On March 29th, 1996, the New York Mercantile Exchange (NYMEX) launched the power futures trade, with contracts based on power delivery "gates" at the California-Oregon Border (COB), and at the Palo Verde switchyard in Arizona. These paper trades, used mainly for the purpose of hedging against price volatility, while still immature, represent a significant milestone in the process of adding electric power to the well-established commodity markets for natural gas and crude oil.

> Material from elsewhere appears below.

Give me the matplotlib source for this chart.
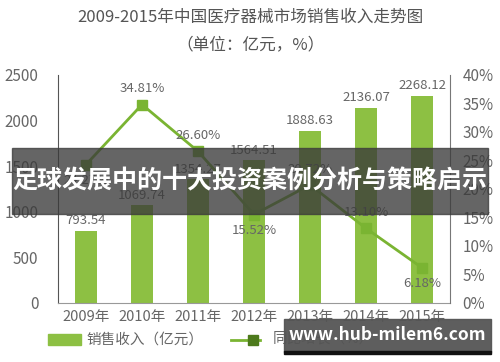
import matplotlib.pyplot as plt
from matplotlib.patches import Rectangle
from matplotlib.lines import Line2D

plt.rcParams['font.family'] = ['Noto Sans CJK SC', 'DejaVu Sans']

# 数据
years = ['2009年', '2010年', '2011年', '2012年', '2013年', '2014年', '2015年']
sales = [793.54, 1069.74, 1354.27, 1564.51, 1888.63, 2136.07, 2268.12]
growth = [24.27, 34.81, 26.60, 15.52, 20.72, 13.10, 6.18]
growth_pos = ['below', 'above', 'above', 'below', 'above', 'above', 'below']

bar_color = '#8dc043'
line_color = '#7ab432'
text_color = '#666666'

fig = plt.figure(figsize=(5, 3.62), dpi=100)
ax = fig.add_axes([0.116, 0.163, 0.784, 0.63])
x = range(len(years))
ax.bar(x, sales, width=0.4, color=bar_color, zorder=2)
ax.set_xlim(-0.5, 6.5)
ax.set_ylim(0, 2500)
ax.set_yticks([0, 500, 1000, 1500, 2000, 2500])
ax.set_xticks(list(x))
ax.set_xticklabels(years)
for i, v in enumerate(sales):
    ax.text(i, v + 40, f'{v:.2f}', ha='center', va='bottom', fontsize=9.5, color=text_color)

ax2 = ax.twinx()
ax2.plot(x, growth, color=line_color, lw=2, marker='s', ms=7, mfc=line_color, mec=line_color, zorder=3)
ax2.set_ylim(0, 40)
ax2.set_yticks(range(0, 41, 5))
ax2.set_yticklabels([f'{t}%' for t in range(0, 41, 5)])
for i, v in enumerate(growth):
    if growth_pos[i] == 'above':
        ax2.text(i, v + 1.6, f'{v:.2f}%', ha='center', va='bottom', fontsize=9.5, color=text_color)
    else:
        ax2.text(i, v - 1.6, f'{v:.2f}%', ha='center', va='top', fontsize=9.5, color=text_color)

for a in (ax, ax2):
    for s in a.spines.values():
        s.set_visible(False)
    a.tick_params(length=0, colors=text_color, labelsize=11)
ax.spines['left'].set_visible(True)
ax.spines['left'].set_color('#555555')
ax.spines['bottom'].set_visible(True)
ax.spines['bottom'].set_color('#999999')
ax2.spines['right'].set_visible(True)
ax2.spines['right'].set_color('#777777')
ax.tick_params(axis='y', pad=14)
ax2.tick_params(axis='y', pad=9)
ax.tick_params(axis='x', pad=5, labelsize=10.5)

fig.text(0.5, 0.952, '2009-2015年中国医疗器械市场销售收入走势图', ha='center', va='center',
         fontsize=12, color='#555555')
fig.text(0.5, 0.875, '（单位：亿元，%）', ha='center', va='center', fontsize=12, color='#555555')

# 图例
fig.patches.append(Rectangle((0.096, 0.048), 0.066, 0.03, transform=fig.transFigure,
                             color=bar_color))
fig.text(0.172, 0.062, '销售收入（亿元）', ha='left', va='center', fontsize=10.5, color=text_color)
fig.lines.append(Line2D([0.462, 0.52], [0.062, 0.062], transform=fig.transFigure,
                        color=line_color, lw=2))
fig.lines.append(Line2D([0.505], [0.062], transform=fig.transFigure, marker='s', ms=7,
                        color='#4d7a1c'))
fig.text(0.545, 0.062, '同比增长（%）', ha='left', va='center', fontsize=10.5, color=text_color)

# 横幅
fig.patches.append(Rectangle((0.024, 0.41), 0.952, 0.18, transform=fig.transFigure,
                             color='#3a3a3a', alpha=0.78, zorder=10))
fig.text(0.5, 0.5, '足球发展中的十大投资案例分析与策略启示', ha='center', va='center',
         fontsize=18, fontweight='bold', color='white', zorder=11)

# 水印
fig.patches.append(Rectangle((0.568, 0.028), 0.414, 0.092, transform=fig.transFigure,
                             color='#555555', alpha=0.95, zorder=10))
fig.patches.append(Rectangle((0.568, 0.022), 0.414, 0.008, transform=fig.transFigure,
                             color='#111111', zorder=10))
fig.text(0.775, 0.075, 'www.hub-milem6.com', ha='center', va='center', fontsize=12.5,
         fontweight='bold', color='white', zorder=11)

fig.savefig('out.png', dpi=100, facecolor='white')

At the level of individual utilities: Many utilities have undertaken internal re-engineering processes in order to favorably position themselves in what they perceive as a highly competitive power market of the future. In some cases they have developed name brands for the "product" they will sell. In other cases they have sought strength in scope and size by merging with other electric utilities, or with other energy firms. Still others have sought expansion overseas by acquiring utilities or power generation assets in countries that have privatized previously state-owned systems. Most have established non-regulated subsidiaries that, among other things, will be engaged in buying and selling power on the open market.

IX. Conclusion

Changes seem inevitable for the electric utility industry. At the Federal level, the FERC has acted on the matter of opening the transmission system to greater competition, but Congress has yet to act on its view of what should constitute the final restructuring form for the nation's largest energy industry. At the State level, reform is underway, but only in its initial phases for the most part. Opportunities therefore exist for consumers -- individually or collectively -- to influence, perhaps shape the process and the outcome. This is the purpose of the CECA/RF Electric Utility Restructuring Forum.